#### WHAT THIS TASK INVOLVES
Begin with the first line below and retype each line exactly through the line containing "bbox=dict(boxstyle='square,pad=0.35', fc='#2E75B6', ec='none'))". Any pictures are to be left out.

---- DATASET ROWS

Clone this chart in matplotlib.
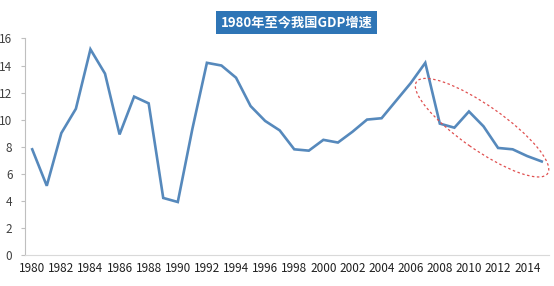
import numpy as np
import matplotlib
matplotlib.use('Agg')
import matplotlib.pyplot as plt
from matplotlib.patches import Ellipse

plt.rcParams['font.family'] = ['Noto Sans CJK SC', 'DejaVu Sans']

years = list(range(1980, 2016))
gdp = [7.8, 5.1, 9.0, 10.8, 15.2, 13.4, 8.9, 11.7, 11.2, 4.2,
       3.9, 9.3, 14.2, 14.0, 13.1, 11.0, 9.9, 9.2, 7.8, 7.7,
       8.5, 8.3, 9.1, 10.0, 10.1, 11.4, 12.7, 14.2, 9.7, 9.4,
       10.6, 9.5, 7.9, 7.8, 7.3, 6.9]
title = '1980年至今我国GDP增速'

fig = plt.figure(figsize=(5.54, 2.86), dpi=100)
ax = fig.add_axes([0.045, 0.1094, 0.946, 0.756])

ax.plot(years, gdp, color='#5689BC', lw=1.9, solid_joinstyle='miter')

ax.set_xlim(1979.5, 2015.5)
ax.set_ylim(0, 16)
ax.set_yticks(range(0, 17, 2))
ax.set_xticks(range(1980, 2015, 2))

for s in ['top', 'right']:
    ax.spines[s].set_visible(False)
ax.spines['left'].set_color('#BFBFBF')
ax.spines['bottom'].set_color('#D9D9D9')
ax.tick_params(axis='y', length=3, color='#BFBFBF', labelsize=8.5, labelcolor='#404040', pad=6)
ax.tick_params(axis='x', length=0, labelsize=8.5, labelcolor='#202020', pad=5)

# title box
fig.text(0.535, 0.922, title, ha='center', va='center', color='white',
         fontsize=9.5, fontweight='bold',
         bbox=dict(boxstyle='square,pad=0.35', fc='#2E75B6', ec='none'))

# dashed ellipse around the recent slowdown
fig.canvas.draw()
cx, cy = ax.transData.transform((2010.9, 9.4))
e = Ellipse((cx / fig.dpi, cy / fig.dpi), 1.60, 0.44, angle=-35,
            transform=fig.dpi_scale_trans, fill=False, ec='#E05050',
            ls=(0, (2, 2)), lw=0.9)
fig.patches.append(e)

fig.savefig('out.png', dpi=100)
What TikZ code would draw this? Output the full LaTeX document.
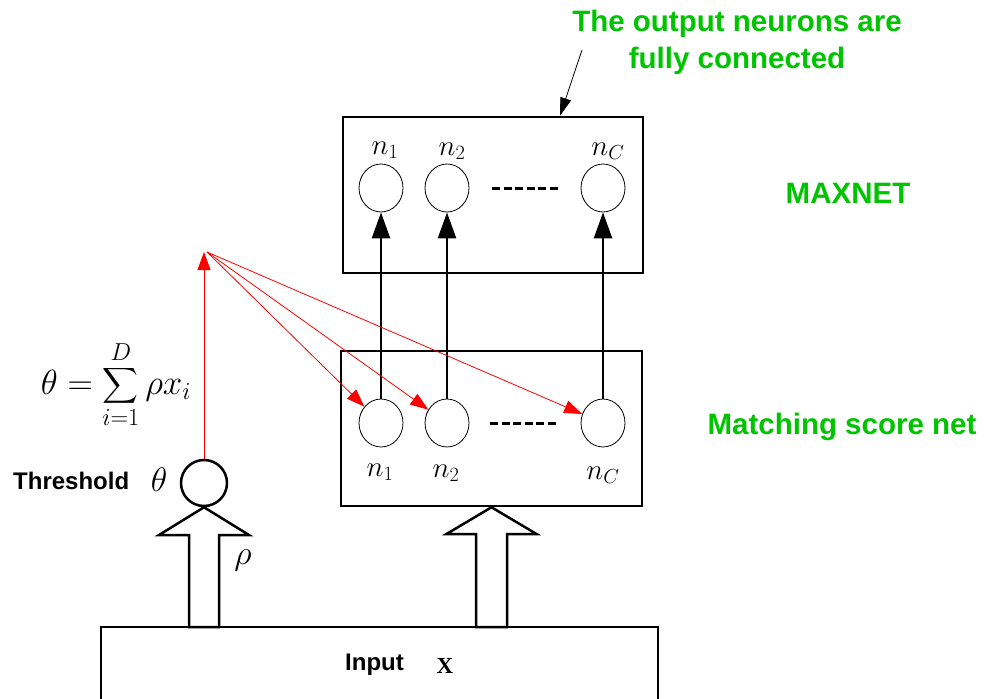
\RequirePackage{fix-cm}
\documentclass[tikz,border=0pt]{standalone}
\usepackage{exscale}
\usepackage{fontspec}
\setmainfont{Liberation Sans}
\newfontfamily\serifx{Liberation Serif}
\usetikzlibrary{arrows.meta,shapes.geometric,calc}
\definecolor{greenx}{RGB}{0,196,0}
\begin{document}
\begin{tikzpicture}[x=1pt,y=-1pt,
  neuron/.style={ellipse,draw,line width=0.8pt,minimum width=44pt,minimum height=48pt,inner sep=0pt},
  netbox/.style={draw,line width=2.5pt,inner sep=0pt},
  redarrow/.style={red,line width=0.8pt,-{Triangle[length=18pt,width=13pt]}},
  blkarrow/.style={line width=2.5pt,-{Triangle[length=26pt,width=18pt]}},
  dotsline/.style={line width=3pt,dash pattern=on 8pt off 3.5pt},
  greentxt/.style={text=greenx,font=\fontsize{29.5}{37}\selectfont\bfseries,align=center,inner sep=0pt},
  lbl/.style={font=\fontsize{29}{32}\selectfont,inner sep=0pt},
  sym/.style={font=\fontsize{34}{38}\selectfont,inner sep=0pt},
  hollow/.style={draw,line width=2.5pt,fill=white,line join=miter}]
\useasboundingbox (0,0) rectangle (984,698);

% boxes
\node[netbox,minimum width=300pt,minimum height=156pt] (maxbox) at (493,195) {};
\node[netbox,minimum width=301pt,minimum height=155pt] (scorebox) at (491.5,428.5) {};

% top neurons
\node[neuron] (t1) at (381,188) {};
\node[neuron] (t2) at (447,188) {};
\node[neuron] (tC) at (603,188) {};
\node[lbl] (lt1) at (385,150) {$n_1$};
\node[lbl] (lt2) at (452,151) {$n_2$};
\node[lbl] (ltC) at (608,151) {$n_C$};
\coordinate (td1) at (492,188);
\coordinate (td2) at (559,188);
\draw[dotsline] (td1) -- (td2);

% bottom neurons
\node[neuron] (b1) at (381,423) {};
\node[neuron] (b2) at (447,423) {};
\node[neuron] (bC) at (603,423) {};
\node[lbl] (lb1) at (380,472) {$n_1$};
\node[lbl] (lb2) at (446,473) {$n_2$};
\node[lbl] (lbC) at (603,475) {$n_C$};
\coordinate (bd1) at (490,423);
\coordinate (bd2) at (558,423);
\draw[dotsline] (bd1) -- (bd2);

% black arrows
\draw[blkarrow] (b1.north) -- (t1.south);
\draw[blkarrow] (b2.north) -- (t2.south);
\draw[blkarrow] (bC.north) -- (tC.south);

% threshold neuron
\node[ellipse,draw,line width=2.5pt,minimum width=46pt,minimum height=46pt,inner sep=0pt] (th) at (204,483) {};
\node[font=\fontsize{24}{28}\selectfont\bfseries,anchor=west,inner sep=0pt] (thtxt) at (13,481) {Threshold};
\node[sym] (thsym) at (159,480) {$\theta$};
\node[sym] (rho) at (243,560) {$\rho$};

% red connections
\coordinate (fan) at (207,252);
\draw[redarrow] (th.north) -- (th.north |- fan);
\draw[redarrow] (fan) -- (b1);
\draw[redarrow] (fan) -- (b2);
\draw[redarrow] (fan) -- (bC);

% formula
\node[font=\fontsize{35}{40}\selectfont,inner sep=0pt] (formula) at (116,385) {$\displaystyle\theta=\sum_{i=1}^{D}\rho x_i$};

% input box
\draw[line width=1.2pt] (101,700) -- (101,627) -- (658,627) -- (658,700);
\node[font=\fontsize{24}{28}\selectfont\bfseries,anchor=west,inner sep=0pt] (inp) at (345,665) {Input};
\node[font=\fontsize{23}{28}\selectfont\serifx\bfseries,inner sep=0pt] (inx) at (445,666) {X};

% hollow arrows
\draw[hollow] (th.south) -- (249,535) -- (219,535) -- (219,627) -- (189,627) -- (189,535) -- (159,535) -- cycle;
\draw[hollow] (scorebox.south) -- (536.5,534) -- (507,534) -- (507,627) -- (476,627) -- (476,534) -- (446.5,534) -- cycle;

% green annotations
\node[greentxt] (note) at (737,42) {The output neurons are\\fully connected};
\node[greentxt] (maxnet) at (848,193) {MAXNET};
\node[greentxt] (matching) at (842,427) {Matching score net};
\coordinate (annostart) at (582,50);
\draw[line width=0.8pt,-{Triangle[length=18pt,width=11pt]}] (annostart) -- ($(maxbox.north)+(67,0)$);
\end{tikzpicture}
\end{document}
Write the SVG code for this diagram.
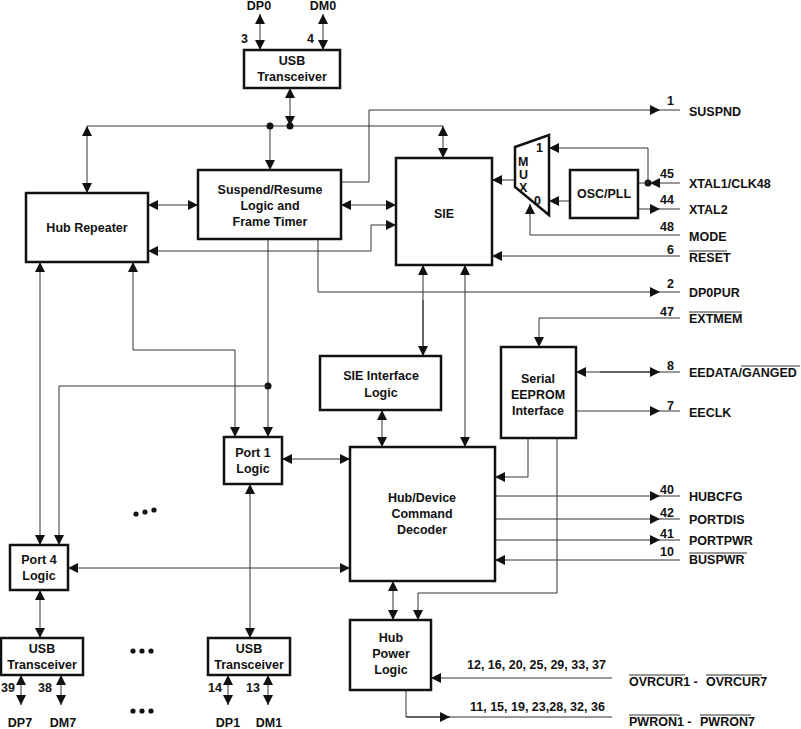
<svg xmlns="http://www.w3.org/2000/svg" width="801" height="729" viewBox="0 0 801 729">
<defs>
<marker id="a" viewBox="0 0 10 10" refX="10" refY="5" markerWidth="10" markerHeight="10" markerUnits="userSpaceOnUse" orient="auto-start-reverse"><path d="M0,0L10,5L0,10z" fill="#111"/></marker>
</defs>
<style>
text{font-family:"Liberation Sans",Arial,sans-serif;font-weight:bold;font-size:12.5px;fill:#111}
.c{text-anchor:middle}
.b{fill:#fff;stroke:#111;stroke-width:2.5}
.l{fill:none;stroke:#333;stroke-width:1}
.e{marker-end:url(#a)}
.s{marker-start:url(#a)}
.d{fill:#111}
</style>
<rect width="801" height="729" fill="#fff"/>
<g id="connectors">
<path class="l s e" d="M260,14V50"/><path class="l s e" d="M323,14V50"/>
<path class="l s e" d="M290,88V126"/>
<path class="l" d="M87,126H443"/>
<path class="l s e" d="M87,126V193"/>
<path class="l e" d="M270,126V170"/>
<path class="l s e" d="M443,126V158"/>
<circle class="d" cx="270" cy="126" r="3.5"/><circle class="d" cx="290" cy="126" r="3.5"/>
<path class="l s e" d="M148,205H198"/>
<path class="l s e" d="M341,205H396"/>
<path class="l e" d="M341,182H369V110H660"/>
<path class="l s" d="M148,251H371V225"/>
<path class="l e" d="M371,225H396"/>
<path class="l e" d="M318,239V292H660"/>
<path class="l e" d="M268,239V437"/>
<circle class="d" cx="268" cy="386" r="3.5"/>
<path class="l e" d="M268,386H59V545"/>
<path class="l s e" d="M40,262V545"/>
<path class="l s" d="M133,262V350H235"/>
<path class="l e" d="M235,350V437"/>
<path class="l s" d="M423,265V350"/>
<path class="l e" d="M423,300V356"/>
<path class="l s e" d="M465,265V447"/>
<path class="l s e" d="M382,410V447"/>
<path class="l s e" d="M282,459H350"/>
<path class="l s e" d="M68,568H350"/>
<path class="l s e" d="M40,590V638"/>
<path class="l s e" d="M250,484V638"/>
<path class="l s e" d="M21,675V705"/><path class="l s e" d="M61,675V705"/>
<path class="l s e" d="M228,675V705"/><path class="l s e" d="M268,675V705"/>
<path class="l e" d="M680,318H539V347"/>
<path class="l s" d="M576,372H660"/><path class="l e" d="M600,372H660"/>
<path class="l e" d="M576,411H660"/>
<path class="l e" d="M528,438V477H495"/>
<path class="l e" d="M557,438V593H418V620"/>
<path class="l s e" d="M393,581V620"/>
<path class="l e" d="M495,496H660"/>
<path class="l e" d="M495,519H660"/>
<path class="l e" d="M495,540H660"/>
<path class="l e" d="M680,560H495"/>
<path class="l e" d="M612,678H431"/>
<path class="l" d="M406,690V717H612"/><path class="l e" d="M406,717H450"/>
<path class="l e" d="M515,180H492"/>
<path class="l e" d="M530,235V204"/><path class="l" d="M530,235H680"/>
<path class="l e" d="M680,183H650"/>
<circle class="d" cx="648" cy="183" r="3.5"/>
<path class="l" d="M648,183H638"/>
<path class="l e" d="M648,183V148H549"/>
<path class="l e" d="M570,201H549"/>
<path class="l e" d="M638,209H660"/><path class="l" d="M660,209H680"/>
<path class="l e" d="M680,256H492"/>
<path class="l" d="M660,110H680M660,292H680M660,372H680M660,411H680M660,496H680M660,519H680M660,540H680"/>
</g>
<g id="usb0"><rect class="b" x="244" y="50" width="96" height="38"/><text class="c" x="292" y="65">USB</text><text class="c" x="292" y="81">Transceiver</text></g>
<g id="hubrep"><rect class="b" x="26" y="193" width="122" height="69"/><text class="c" x="87" y="232">Hub Repeater</text></g>
<g id="suspend"><rect class="b" x="198" y="170" width="143" height="69"/><text class="c" x="270" y="194">Suspend/Resume</text><text class="c" x="270" y="210">Logic and</text><text class="c" x="270" y="226">Frame Timer</text></g>
<g id="sie"><rect class="b" x="396" y="158" width="96" height="107"/><text class="c" x="444" y="218">SIE</text></g>
<g id="mux"><polygon class="b" points="515,147 549,135 549,215 515,187"/><text x="518" y="166">M</text><text x="519" y="179">U</text><text x="519" y="192">X</text><text x="536" y="152">1</text><text x="534" y="205">0</text></g>
<g id="osc"><rect class="b" x="570" y="170" width="68" height="48"/><text class="c" x="604" y="198">OSC/PLL</text></g>
<g id="sieif"><rect class="b" x="320" y="356" width="121" height="54"/><text class="c" x="381" y="380">SIE Interface</text><text class="c" x="381" y="397">Logic</text></g>
<g id="eeprom"><rect class="b" x="501" y="347" width="75" height="91"/><text class="c" x="538" y="383">Serial</text><text class="c" x="538" y="399">EEPROM</text><text class="c" x="538" y="415">Interface</text></g>
<g id="port1"><rect class="b" x="224" y="437" width="58" height="47"/><text class="c" x="253" y="457">Port 1</text><text class="c" x="253" y="473">Logic</text></g>
<g id="decoder"><rect class="b" x="350" y="447" width="145" height="134"/><text class="c" x="422" y="502">Hub/Device</text><text class="c" x="422" y="518">Command</text><text class="c" x="422" y="534">Decoder</text></g>
<g id="port4"><rect class="b" x="10" y="545" width="58" height="45"/><text class="c" x="39" y="564">Port 4</text><text class="c" x="39" y="580">Logic</text></g>
<g id="power"><rect class="b" x="350" y="620" width="81" height="70"/><text class="c" x="391" y="642">Hub</text><text class="c" x="391" y="658">Power</text><text class="c" x="391" y="674">Logic</text></g>
<g id="usb7"><rect class="b" x="1" y="638" width="82" height="37"/><text class="c" x="42" y="653">USB</text><text class="c" x="42" y="669">Transceiver</text></g>
<g id="usb1"><rect class="b" x="208" y="638" width="82" height="37"/><text class="c" x="249" y="653">USB</text><text class="c" x="249" y="669">Transceiver</text></g>
<g id="labels">
<text class="c" x="259" y="10">DP0</text><text class="c" x="323" y="10">DM0</text>
<text x="241" y="43">3</text><text x="307" y="43">4</text>
<text x="667" y="105">1</text><text x="689" y="116">SUSPND</text>
<text x="660" y="178">45</text><text x="689" y="188">XTAL1/CLK48</text>
<text x="660" y="204">44</text><text x="689" y="214">XTAL2</text>
<text x="660" y="231">48</text><text x="689" y="241">MODE</text>
<text x="667" y="254">6</text><text x="689" y="262">RESET</text><path class="l" d="M689,251H727"/>
<text x="667" y="288">2</text><text x="689" y="297">DP0PUR</text>
<text x="660" y="316">47</text><text x="689" y="323">EXTMEM</text><path class="l" d="M689,312H742"/>
<text x="667" y="370">8</text><text x="689" y="377">EEDATA/GANGED</text><path class="l" d="M741,366H800"/>
<text x="667" y="410">7</text><text x="689" y="417">EECLK</text>
<text x="660" y="494">40</text><text x="689" y="501">HUBCFG</text>
<text x="660" y="517">42</text><text x="689" y="524">PORTDIS</text>
<text x="660" y="538">41</text><text x="689" y="545">PORTPWR</text>
<text x="660" y="556">10</text><text x="689" y="564">BUSPWR</text><path class="l" d="M689,553H747"/>
<text x="467" y="669">12, 16, 20, 25, 29, 33, 37</text>
<text x="629" y="686">OVRCUR1 -</text><text x="706" y="686">OVRCUR7</text><path class="l" d="M629,675H685M706,675H762"/>
<text x="470" y="711">11, 15, 19, 23,28, 32, 36</text>
<text x="629" y="726">PWRON1 -</text><text x="700" y="726">PWRON7</text><path class="l" d="M629,715H680M700,715H751"/>
<text x="1" y="692">39</text><text x="38" y="692">38</text>
<text x="208" y="692">14</text><text x="246" y="692">13</text>
<text class="c" x="20" y="727">DP7</text><text class="c" x="63" y="727">DM7</text>
<text class="c" x="228" y="727">DP1</text><text class="c" x="269" y="727">DM1</text>
</g>
<g id="ellipses" class="d">
<circle cx="136" cy="514" r="2.6"/><circle cx="145" cy="512" r="2.6"/><circle cx="154" cy="510" r="2.6"/>
<circle cx="133" cy="651" r="2.6"/><circle cx="142" cy="651" r="2.6"/><circle cx="151" cy="651" r="2.6"/>
<circle cx="133" cy="711" r="2.6"/><circle cx="142" cy="711" r="2.6"/><circle cx="151" cy="711" r="2.6"/>
</g>
</svg>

--------

#### REPLY
Clone this chart in matplotlib.
import numpy as np
import matplotlib
matplotlib.use('Agg')
import matplotlib.pyplot as plt
from matplotlib.patches import Ellipse

plt.rcParams['font.family'] = ['Noto Sans CJK SC', 'DejaVu Sans']

years = list(range(1980, 2016))
gdp = [7.8, 5.1, 9.0, 10.8, 15.2, 13.4, 8.9, 11.7, 11.2, 4.2,
       3.9, 9.3, 14.2, 14.0, 13.1, 11.0, 9.9, 9.2, 7.8, 7.7,
       8.5, 8.3, 9.1, 10.0, 10.1, 11.4, 12.7, 14.2, 9.7, 9.4,
       10.6, 9.5, 7.9, 7.8, 7.3, 6.9]
title = '1980年至今我国GDP增速'

fig = plt.figure(figsize=(5.54, 2.86), dpi=100)
ax = fig.add_axes([0.045, 0.1094, 0.946, 0.756])

ax.plot(years, gdp, color='#5689BC', lw=1.9, solid_joinstyle='miter')

ax.set_xlim(1979.5, 2015.5)
ax.set_ylim(0, 16)
ax.set_yticks(range(0, 17, 2))
ax.set_xticks(range(1980, 2015, 2))

for s in ['top', 'right']:
    ax.spines[s].set_visible(False)
ax.spines['left'].set_color('#BFBFBF')
ax.spines['bottom'].set_color('#D9D9D9')
ax.tick_params(axis='y', length=3, color='#BFBFBF', labelsize=8.5, labelcolor='#404040', pad=6)
ax.tick_params(axis='x', length=0, labelsize=8.5, labelcolor='#202020', pad=5)

# title box
fig.text(0.535, 0.922, title, ha='center', va='center', color='white',
         fontsize=9.5, fontweight='bold',
         bbox=dict(boxstyle='square,pad=0.35', fc='#2E75B6', ec='none'))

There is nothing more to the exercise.